In light of these findings, the proposed framework offers a promising approach to forecasting the copper price and is widely applicable to other domains. Its capacity to consider a broad array of influencing factors and its robustness in generating reliable and precise forecasts make it a versatile tool that can be adapted to various forecasting scenarios. However, one limitation of the current approach is that the influencing factors affecting copper prices may change in the future. While our variable selection module is designed to be adaptable and universal, enabling the incorporation of additional influential factors in future framework iterations. In future research, additional variables could be integrated, allowing the framework to remain adaptive as new trends and external influences emerge.

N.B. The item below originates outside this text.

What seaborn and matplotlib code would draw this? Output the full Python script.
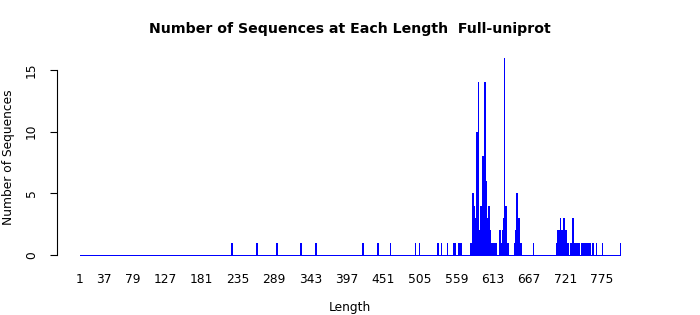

Beyond copper price forecasting, the framework has potential applications in other areas, such as stock price forecasting, demand forecasting in supply chain management, and predictive modeling in sectors like healthcare and climatology. Consequently, our work contributes significantly to the field of copper price forecasting while also paving the way for further innovation in various domains that rely on predictive modeling. Future studies could refine the framework to better account for specific market dynamics, integrate more granular variables, and explore its use in diverse environments. By doing so, this framework can support advancements in predictive modeling that remain relevant and adaptive as new challenges and data sources arise.